Just wanted to ask some of you guys your opinion on using the little swivels with snap clips when inshore fishing. I always have until recently. It just seemed to take more time changing lures when tie directly to the lure and if you change 5 times a night you may waste a couple feet of line re-tying all the time. Currently I have not been using them and can't tell any difference if the amount of fish i'm catching, or amt of fish hittin. Can fish see these things. Any opinions would be nice to hear. I know sometimes I use them to keep my line from twistin up some much with certain lures, but would it hurt to use them on everything. Of course not on live bait. I fish allmono not braid and usually no leader. Please let me hear what you have to say.:clap


----------



## User6882 (Feb 4, 2009)

its just more for a fish to see

how i see it is that the more simple it is the less of a chance u have for failure n less to deterr a fish from striking


----------



## Baitcaster (Oct 4, 2007)

I use these -











Norman speed clips . I like to make up a steel leader with a #10 swivel on one side and a speed clip on the other . I use the magnums for pier/surf fishing and the standard size for inshore/freshwater .


----------



## sunnh2o (Jul 28, 2009)

Thanks for the info maybe ill get a few more opinions.:bowdown


----------



## timman (Oct 3, 2007)

I've often wondered the same thing. I like the convenience of being able to quickly swap out lures or jig heads using snap swivels....but have also heard that it deters strikes. I have also been told that it primarily makes a difference when fishing in really clear water - which we don't seem to have alot of around here. I have found that when fishing topwater lures in the early morning it seems to make a difference. I tie the lure directly to the fluorocarbon using a loop knot (I think it's actually called the Surgeon's Knot?) and the lure seems to move more naturally.


----------



## Zray Al (Jul 7, 2008)

Swivels minimize line twist if you're using a spinner type bait. I like Tim's suggestion about using the surgeons knot/loop for additional lure action. When you know the fish are there (sight) and they're feeding, I haven't seen a difference in the strike ratio as to swiveled or not. Haven't kept alot of records on this but it's something you know after catching and releasing hundreds of fish.

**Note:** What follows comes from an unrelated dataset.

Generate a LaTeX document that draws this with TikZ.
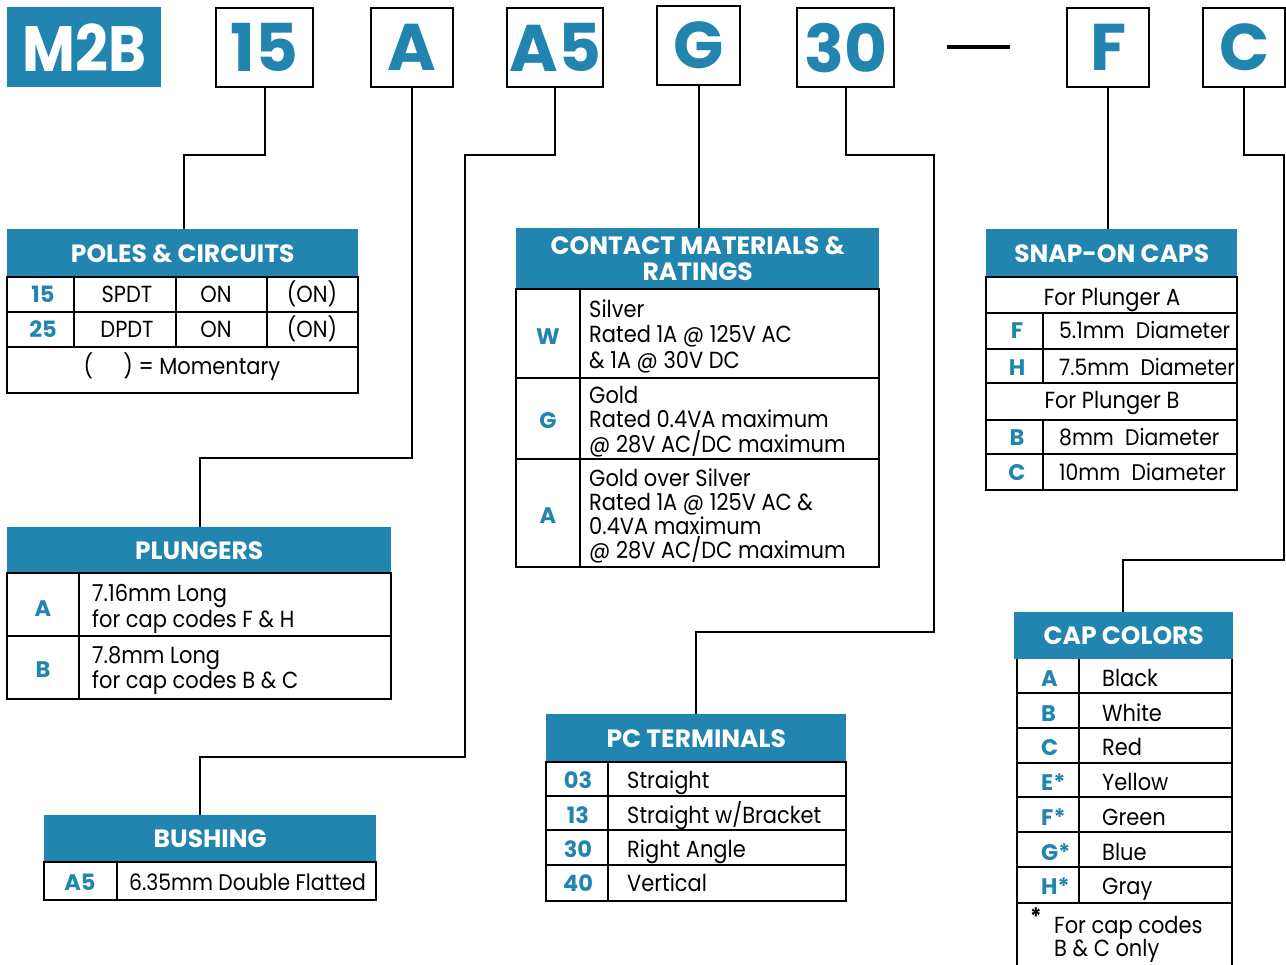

Use an improved clinch knot or palomar knot for strength and speed of lure change if you do not use a swivel. I'm looking forward to September when I hope to head down that way.

Location (are there fish present) Lure (give em what they want - experiment) Technique (can you make what you're tossing looked like a vulnerable baitfish)


----------



## SolarFlare (Oct 3, 2007)

Just my 2cents......The speed clip may be easy, but if you want tocatch inshore game fish, get rid of the hardware!

Learn to tie a "line to line" *UNI knot*, <U>successfull</U>y, and use a florcarbon leader 3-4ft long!

Good Luck


----------



## sunnh2o (Jul 28, 2009)

Check out my Wolf Bay reports to see what I've been catching.And as I've mentioned lately i have not been using the swivels.:takephoto

If anyone knows links to knot tying info please post them. I'll be glad to learn a few good ones. Right know I use one thats a loop knot (kinda like tyin a bolin) and another that cinches up tight w/ doubled line goin through the eye. Its pretty simple. Just double your line and go through the eye and tie a simple overhand and put the hook through the loop (where you doubled it over) and pull it tight. This leaves two pieces of line through the eye and knotted and the loop pulls up to the knot. I haven't had any breaks at my knotts lately. Just broke on pilings, had to help that kind.:banghead

Well I guess I could do as Bay pirate says and use a heavier leader. Food for thought. Thanks for all replies!!!:bowdown


----------